Estes went on to graduate from the University of Iowa and attended Juilliard on a scholarship. That eventually led to his April 19, 1965, debut in “Aida” at the Deutsche Opera in Berlin. In 1966 he finished in third place at the Tchaikovsky Competition. In 1978, he became the first Black male singer to perform at the Bayreuth Festival in German.
He performed more than 100 roles in 84 major opera houses, and is the only person to perform for the 25th, 50th and 75th anniversaries of the United Nations. His audiences have included presidents and popes as well as historical figures such as Archbishop Desmond Tutu, former French president François Mitterrand and South African president Nelson Mandela.

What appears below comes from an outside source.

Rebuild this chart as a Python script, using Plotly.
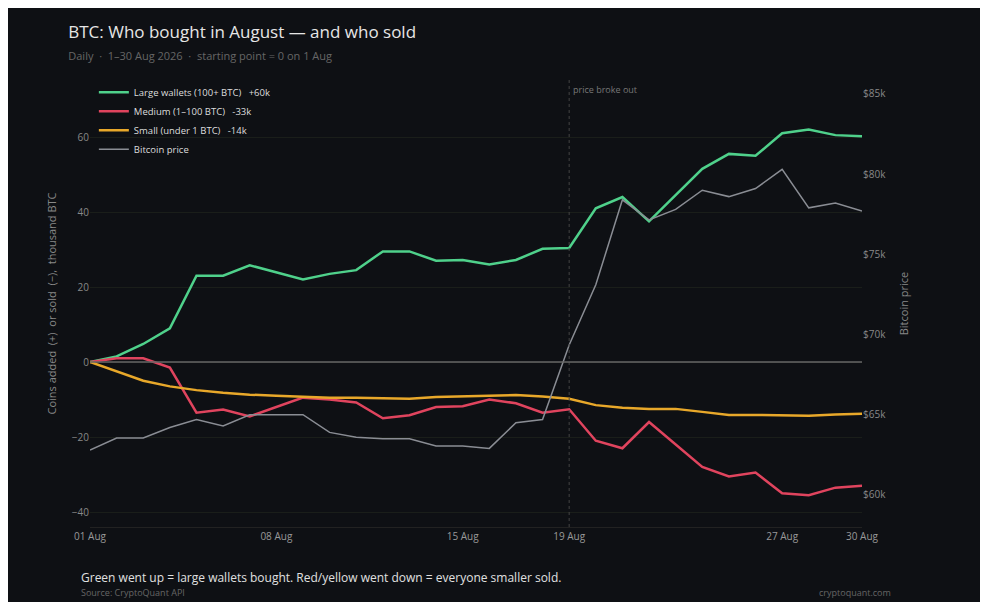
import plotly.graph_objects as go
import pandas as pd

dates = pd.date_range("2026-08-01", "2026-08-30").strftime("%Y-%m-%d").tolist()
large = [0,1.5,4.8,9,23,23,25.8,24,22,23.5,24.5,29.5,29.5,27,27.2,26,27.2,30.2,30.4,41,44,37.5,44.5,51.5,55.5,55,61,62,60.5,60.2]
medium = [0,1,1,-1.5,-13.5,-12.7,-14.5,-12,-9.5,-10,-10.8,-15,-14.2,-12,-11.8,-10,-11,-13.5,-12.6,-21,-23,-16,-22,-28,-30.5,-29.5,-35,-35.5,-33.5,-33]
small = [0,-2.5,-5,-6.5,-7.5,-8.2,-8.7,-9,-9.3,-9.5,-9.5,-9.6,-9.8,-9.3,-9.2,-8.9,-8.8,-9.2,-9.8,-11.5,-12.2,-12.5,-12.5,-13.3,-14.1,-14.1,-14.2,-14.3,-14.0,-13.8]
price = [62.8,63.55,63.55,64.2,64.7,64.3,65.0,65.0,65.0,63.9,63.6,63.5,63.5,63.05,63.05,62.9,64.5,64.7,69.35,73.1,78.4,77.15,77.8,79.0,78.6,79.1,80.3,77.9,78.2,77.7]
price_usd = [p*1000 for p in price]
tick_dates = ["2026-08-01","2026-08-08","2026-08-15","2026-08-19","2026-08-27","2026-08-30"]
tick_text = ["01 Aug","08 Aug","15 Aug","19 Aug","27 Aug","30 Aug"]

F = "Open Sans"
fig = go.Figure()
fig.add_trace(go.Scatter(x=dates, y=large, name="Large wallets (100+ BTC)   +60k", line=dict(color="#4fd18b", width=2.5), mode="lines"))
fig.add_trace(go.Scatter(x=dates, y=medium, name="Medium (1–100 BTC)   -33k", line=dict(color="#e0445e", width=2.5), mode="lines"))
fig.add_trace(go.Scatter(x=dates, y=small, name="Small (under 1 BTC)   -14k", line=dict(color="#e8a82a", width=2.5), mode="lines"))
fig.add_trace(go.Scatter(x=dates, y=price_usd, name="Bitcoin price", line=dict(color="#8a8d94", width=1.5), mode="lines", yaxis="y2"))

fig.add_shape(type="line", x0="2026-08-19", x1="2026-08-19", y0=0, y1=1, yref="paper", line=dict(color="#444", width=1, dash="3px,3px"))
fig.add_shape(type="line", x0=0, x1=1, xref="paper", y0=0, y1=0, line=dict(color="#666", width=1.5))
fig.add_annotation(x="2026-08-19", y=1, yref="paper", text="price broke out", showarrow=False, xanchor="left", yanchor="top", xshift=2, yshift=-1, font=dict(size=9, color="#777", family=F))

fig.update_layout(
    width=988, height=602, paper_bgcolor="#0e1014", plot_bgcolor="#0e1014",
    font=dict(family=F, color="#888"),
    margin=dict(l=82, r=134, t=72, b=83),
    title=dict(text="BTC: Who bought in August — and who sold<br><span style='font-size:11px;color:#666'>Daily  ·  1–30 Aug 2026  ·  starting point = 0 on 1 Aug</span>",
               x=0.061, xanchor="left", y=0.95, yanchor="top", font=dict(size=17, color="#e6e6e6", family=F)),
    xaxis=dict(tickvals=tick_dates, ticktext=tick_text, range=["2026-08-01","2026-08-30"], showgrid=False, zeroline=False,
               tickfont=dict(size=10, color="#999"), showline=True, linecolor="#222"),
    yaxis=dict(range=[-44, 75.2], tickvals=[-40,-20,0,20,40,60], gridcolor="#1a1e1a", zeroline=False,
               title=dict(text="Coins added  (+)  or sold  (−),  thousand BTC", font=dict(size=11, color="#888"), standoff=12),
               tickfont=dict(size=10, color="#888")),
    yaxis2=dict(overlaying="y", side="right", range=[58000, 85870], tickvals=[60000,65000,70000,75000,80000,85000],
                ticktext=["$60k","$65k","$70k","$75k","$80k","$85k"], showgrid=False, zeroline=False,
                title=dict(text="Bitcoin price", font=dict(size=11, color="#888")), tickfont=dict(size=10, color="#888")),
    legend=dict(x=0.005, y=1.005, xanchor="left", yanchor="top", bgcolor="rgba(0,0,0,0)", font=dict(size=9.5, color="#ddd"), tracegroupgap=0),
    showlegend=True,
)
fig.add_annotation(xref="paper", yref="paper", x=-0.014, y=-0.09, text="Green went up = large wallets bought. Red/yellow went down = everyone smaller sold.", showarrow=False, xanchor="left", yanchor="top", font=dict(size=12, color="#e0e0e0", family=F))
fig.add_annotation(xref="paper", yref="paper", x=-0.014, y=-0.128, text="Source: CryptoQuant API", showarrow=False, xanchor="left", yanchor="top", font=dict(size=9, color="#666", family=F))
fig.add_annotation(xref="paper", yref="paper", x=1.04, y=-0.128, text="cryptoquant.com", showarrow=False, xanchor="right", yanchor="top", font=dict(size=9, color="#666", family=F))
fig.write_html("out.html")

Tutu even wrote a forward for Estes’ 1999 autobiography, “Simon Estes: In His Own Voice.”
“Simon Estes is indeed a worthy role model,” Archbishop Tutu wrote. “I have marveled that despite all the anguish he has suffered, he could be so whole, so magnanimous, so ready to forgive and not nurse grudges, that he could go on the stage despite all that pain and regale the world with such a magnificent voice.”
These achievements earned him recognition in the heart of downtown Des Moines with the Simon Estes Amphitheater, named for the singer, and helped him found a South African high school.
Estes will continue teaching as a professor at Iowa State University and Des Moines Area Community College. He also plans to continue working on a documentary about his life. This won’t be the first documentary Estes has worked on. He also lent his acclaimed voice to narrate the Iowa PBS documentary “Searching for Buxton.”
“I recommend all Iowans see ‘Porgy and Bess,'” Estes said, “not just to hear Simon Estes but to hear all these wonderful artists who will be performing.”
Tickets for “Porgy and Bess” are on sale now through desmoinesmetroopera.org with prices ranging from $20 to $138.